Ginger-Garlic Tofu Rice Bowl
A vibrant stir-fried tofu and rice bowl with a glossy soy-ginger glaze, delivering savory umami depth and warm aromatic spice in every bite.
Calories
356
Protein
12g
Carbs
48g
Fat
12g
Ingredients
- 4 cloves garlic cloves (minced)
- 2 tbsp fresh ginger (minced)
- 14 oz firm tofu (pressed, cut into 3/4-inch cubes)
- 3 tbsp soy sauce
- 1 tbsp rice vinegar
- 1/4 cup water
- 1 tsp sesame oil
- 2 tbsp neutral oil
- 3 cup cooked rice (warm or room temperature)

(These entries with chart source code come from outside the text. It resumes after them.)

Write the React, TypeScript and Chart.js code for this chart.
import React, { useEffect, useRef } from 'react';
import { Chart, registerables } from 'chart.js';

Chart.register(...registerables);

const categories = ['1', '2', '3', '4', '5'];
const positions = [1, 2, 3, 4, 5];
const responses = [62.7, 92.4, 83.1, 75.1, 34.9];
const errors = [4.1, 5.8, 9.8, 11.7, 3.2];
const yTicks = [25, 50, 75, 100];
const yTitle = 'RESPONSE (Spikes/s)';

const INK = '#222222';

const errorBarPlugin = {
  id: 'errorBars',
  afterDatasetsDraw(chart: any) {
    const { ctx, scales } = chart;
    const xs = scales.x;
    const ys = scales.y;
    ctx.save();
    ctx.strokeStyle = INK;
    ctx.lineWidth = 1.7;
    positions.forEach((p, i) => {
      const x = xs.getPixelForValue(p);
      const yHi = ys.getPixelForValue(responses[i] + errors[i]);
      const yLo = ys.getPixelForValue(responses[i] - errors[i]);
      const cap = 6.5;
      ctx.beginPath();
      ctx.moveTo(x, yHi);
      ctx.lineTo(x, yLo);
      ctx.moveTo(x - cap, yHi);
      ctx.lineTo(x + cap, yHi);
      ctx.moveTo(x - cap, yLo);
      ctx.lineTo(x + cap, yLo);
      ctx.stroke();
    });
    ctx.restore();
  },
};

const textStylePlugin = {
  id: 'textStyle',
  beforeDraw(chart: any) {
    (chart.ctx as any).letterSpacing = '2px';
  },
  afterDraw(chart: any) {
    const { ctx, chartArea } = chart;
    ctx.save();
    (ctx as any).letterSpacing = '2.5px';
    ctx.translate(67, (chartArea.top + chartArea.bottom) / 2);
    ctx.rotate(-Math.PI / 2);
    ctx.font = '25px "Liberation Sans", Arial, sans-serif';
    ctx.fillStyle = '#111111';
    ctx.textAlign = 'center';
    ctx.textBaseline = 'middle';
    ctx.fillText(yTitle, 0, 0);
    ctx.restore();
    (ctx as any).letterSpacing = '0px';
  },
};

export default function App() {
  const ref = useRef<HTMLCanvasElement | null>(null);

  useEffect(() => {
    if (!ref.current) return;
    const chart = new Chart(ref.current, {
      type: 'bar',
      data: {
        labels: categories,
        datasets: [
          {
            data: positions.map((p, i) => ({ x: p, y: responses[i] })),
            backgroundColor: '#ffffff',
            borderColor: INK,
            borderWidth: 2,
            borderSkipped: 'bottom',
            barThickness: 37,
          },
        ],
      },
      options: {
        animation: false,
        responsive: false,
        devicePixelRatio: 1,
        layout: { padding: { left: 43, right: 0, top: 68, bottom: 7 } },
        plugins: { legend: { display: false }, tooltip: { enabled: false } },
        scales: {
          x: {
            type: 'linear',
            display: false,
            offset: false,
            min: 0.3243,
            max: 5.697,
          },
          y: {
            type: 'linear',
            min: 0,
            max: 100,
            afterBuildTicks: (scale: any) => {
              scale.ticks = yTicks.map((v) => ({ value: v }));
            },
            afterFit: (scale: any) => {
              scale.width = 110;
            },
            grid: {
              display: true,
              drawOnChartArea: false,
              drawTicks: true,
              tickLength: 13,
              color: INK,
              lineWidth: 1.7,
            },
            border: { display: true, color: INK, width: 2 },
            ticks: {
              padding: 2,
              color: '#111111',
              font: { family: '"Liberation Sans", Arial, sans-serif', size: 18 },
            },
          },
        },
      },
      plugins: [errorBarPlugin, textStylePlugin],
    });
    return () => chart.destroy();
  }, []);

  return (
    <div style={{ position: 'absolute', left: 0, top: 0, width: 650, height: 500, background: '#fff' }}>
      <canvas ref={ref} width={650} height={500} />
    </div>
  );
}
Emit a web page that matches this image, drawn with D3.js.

- 2 stalks scallions (thinly sliced)
- 1 tbsp sesame seeds (toasted)
Instructions
- 1
Whisk together soy sauce, rice vinegar, water, and sesame oil in a small bowl. Set the glaze aside.
2 min - 2
Heat 2 tbsp neutral oil in a large skillet or wok over medium-high heat until shimmering. Working in batches if needed, add tofu cubes and cook without stirring for 2–3 minutes per side until golden and crispy on the edges. Transfer to a plate.
8 min - 3
Add minced garlic and ginger to the same skillet and stir constantly for 30 seconds until fragrant, being careful not to burn.
1 min - 4
Return the tofu to the skillet and pour the glaze over it. Toss gently to coat, then simmer for 2–3 minutes until the sauce thickens slightly and coats the tofu.
3 min - 5
Divide warm rice among four bowls and top each with the glazed tofu and sauce.
2 min - 6
Garnish with sliced scallions and toasted sesame seeds. Serve immediately.